CREATE TYPE job_status AS ENUM (
-- ジョブが追加された
'queued',
-- ジョブ実行中
'in_progress',
-- キャンセル処理待ちのジョブ
'waiting',
-- ジョブ完了
'completed',
'success',
'failure',
-- キャンセルされたジョブ
'cancelled',
'time_out',
'skipped'
);
CREATE TABLE job (
pk BIGSERIAL PRIMARY KEY,
-- ジョブの状態
job_status job_status NOT NULL,
-- ジョブ追加時のタイムスタンプ
job_add_timestamp TIMESTAMPTZ NOT NULL,
-- ジョブ開始時のタイムスタンプ
job_start_timestamp TIMESTAMPTZ,
-- ジョブキャンセル時のタイムスタンプ
job_cancel_timestamp TIMESTAMPTZ,
-- ジョブ完了時のタイムスタンプ
job_complete_timestamp TIMESTAMPTZ,
-- ジョブ失敗時のタイムスタンプ
job_failure_timestmap TIMESTAMPTZ,
-- ジョブの中身
body JSONB NOT NULL,
-- ジョブがキャンセルされたかどうか
canceled BOOLEAN DEFAULT FALSE NOT NULL,
);
ジョブ追加
-- name: AddJob :exec
INSERT INTO job (
job_status,
job_add_timestamp,
body
)
VALUES (
'queued',
@job_add_timestamp,
@body
);
ジョブ取得
-- name: GetJob :one
SELECT *
FROM job
WHERE job_status = 'queued'
ORDER BY job_add_timestamp ASC
LIMIT 1
FOR UPDATE
SKIP LOCKED;
TX で別のワーカーがロックしていない queued 状態のジョブを取得して、job_status を in_progress に変更し、job_start_timestamp を追加しておく。
見つからなければそのまま何もしない。
ジョブのキャンセルチェック
ワーカー側では定期的にジョブの状態を確認しにいき、キャンセルになっていたら、ワーカー側の処理を停止してジョブをキャンセルする。

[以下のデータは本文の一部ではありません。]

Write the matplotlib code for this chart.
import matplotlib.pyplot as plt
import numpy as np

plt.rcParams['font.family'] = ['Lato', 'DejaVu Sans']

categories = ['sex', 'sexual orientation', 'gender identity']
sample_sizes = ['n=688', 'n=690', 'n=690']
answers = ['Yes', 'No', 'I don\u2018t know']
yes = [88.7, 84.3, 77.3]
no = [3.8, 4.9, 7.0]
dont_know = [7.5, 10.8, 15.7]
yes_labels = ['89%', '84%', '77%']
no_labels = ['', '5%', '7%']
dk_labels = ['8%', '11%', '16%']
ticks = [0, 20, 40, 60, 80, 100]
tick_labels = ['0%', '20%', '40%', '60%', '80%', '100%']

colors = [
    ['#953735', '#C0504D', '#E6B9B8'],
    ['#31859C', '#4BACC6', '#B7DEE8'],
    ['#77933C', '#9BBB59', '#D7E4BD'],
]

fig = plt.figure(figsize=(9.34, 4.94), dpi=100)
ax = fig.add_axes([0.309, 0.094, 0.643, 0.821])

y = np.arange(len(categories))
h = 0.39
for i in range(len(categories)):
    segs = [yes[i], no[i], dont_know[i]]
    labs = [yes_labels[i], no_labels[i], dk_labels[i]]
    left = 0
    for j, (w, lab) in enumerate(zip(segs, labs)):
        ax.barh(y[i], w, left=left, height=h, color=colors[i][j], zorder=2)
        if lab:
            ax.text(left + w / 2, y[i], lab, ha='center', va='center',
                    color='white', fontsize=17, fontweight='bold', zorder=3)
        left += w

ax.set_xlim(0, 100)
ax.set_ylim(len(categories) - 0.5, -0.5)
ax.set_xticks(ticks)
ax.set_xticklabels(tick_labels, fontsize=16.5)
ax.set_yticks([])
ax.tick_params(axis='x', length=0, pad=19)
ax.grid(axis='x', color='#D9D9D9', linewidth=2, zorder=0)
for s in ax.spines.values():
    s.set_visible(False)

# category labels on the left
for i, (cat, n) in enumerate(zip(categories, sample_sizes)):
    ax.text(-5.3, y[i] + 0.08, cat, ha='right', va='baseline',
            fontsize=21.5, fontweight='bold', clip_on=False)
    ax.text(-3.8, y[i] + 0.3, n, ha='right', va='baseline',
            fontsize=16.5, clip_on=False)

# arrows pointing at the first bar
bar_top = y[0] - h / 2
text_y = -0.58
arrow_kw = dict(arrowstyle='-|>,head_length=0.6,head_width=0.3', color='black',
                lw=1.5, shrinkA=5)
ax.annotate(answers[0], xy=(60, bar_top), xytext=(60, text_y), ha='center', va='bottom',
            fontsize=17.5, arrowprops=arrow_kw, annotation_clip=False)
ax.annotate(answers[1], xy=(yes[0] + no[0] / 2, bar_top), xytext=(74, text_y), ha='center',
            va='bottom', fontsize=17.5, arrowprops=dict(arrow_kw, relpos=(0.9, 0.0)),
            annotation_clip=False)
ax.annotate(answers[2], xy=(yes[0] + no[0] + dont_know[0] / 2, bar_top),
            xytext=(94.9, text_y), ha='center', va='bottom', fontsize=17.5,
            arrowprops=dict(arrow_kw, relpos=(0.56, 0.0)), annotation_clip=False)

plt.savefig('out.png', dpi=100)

ワーカーは Systemd Timer ユニットを利用
一定間隔で起動し、GetJob を行い、ジョブがあれば処理を行い、ジョブがなければ処理は行わない。
Systemd Timer ユニットは発火中に、再度タイマーが発火してもスキップしてくれる。
まとめ
sqlc を利用して Go でテストコードを書いて、dockertest で TimescaleDB で E2E テストを行ったところ、期待通りの動作をすることを確認できた。
性能が要件になければ、 SKIP LOCKED を利用したジョブキューは自分の用途にはぴったりだった。